Building and installing from source

Make sure that your environment is using the latest build package from PyPA, then invoke it to build the package from the setup.cfg file:

python3 -m pip install --user -U build
python3 -m build

This will generate both tar.gz and .whl artifacts for the current version, either of which can be used for installing from the command line:

python3 -m pip install dist/svada-X.Y.Z-py3-none-any.whl

Contributing

Code style

This project uses black and pylint for aligning source code with PEP standards and keeping to a single, common format across the codebase. These can be installed via:

python3 -m pip install -r scripts/requirements-test.txt

To more easily facilitate this, the repository contains the scripts/pre-commit hook script that can be placed in your local .git/hooks folder. This script will block committed code that fails formatting and linting checks by these programs, ensuring that new contributions align to the policies before being pushed and caught by CI.
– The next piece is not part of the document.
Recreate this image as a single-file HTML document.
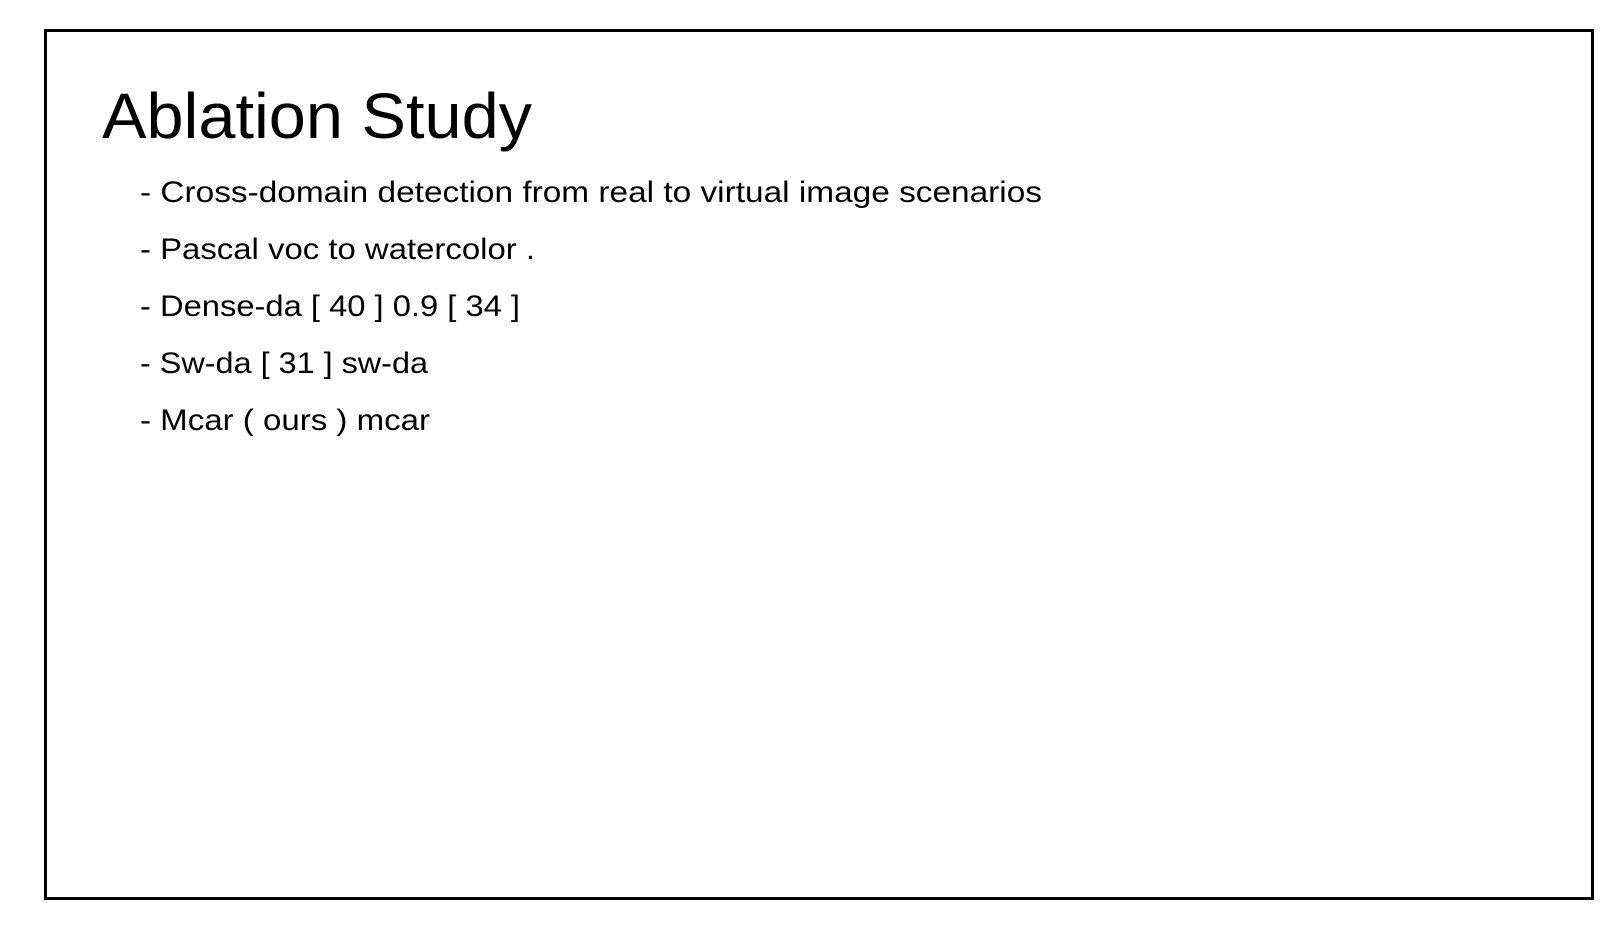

The hook script has options that can be added to .gitconfig to further customize the behavior. For example, a specific .pylintrc file can be used for linting by setting this option locally:

# ~/.gitconfig
[hooks]
	pylintrc=/home/username/.pylintrc

It is required to do this for all developers and contributors of this project to keep source code aligned across files.

Virtual environments

During development, it is strongly recommended to have this package installed in a separate virtual environment for easily testing local changes without continuous installation and uninstallation. You can find the official documentation about virtual environments in Python and how to use them on their official venv tutorial page.

To use the tool in a virtual environment, do the following:

  1. Create and activate a virtual environment:
python3 -m venv my_venv

Alternatively, Python3's virtualenv package can also create the same virtual environments, and offers some extra features from the built-in venv.

  1. Create a dynamic installation of the package, running the setup script with the develop argument from the repository root:
python3 setup.py develop

This installs the package using always the latest changes of its source files, including when invoked through its command-line executables. setup.py automatically grabs build and metadata information from setup.cfg and pyproject.toml.

To uninstall the dynamic package version installed with develop, re-run the command with the --uninstall or -u option.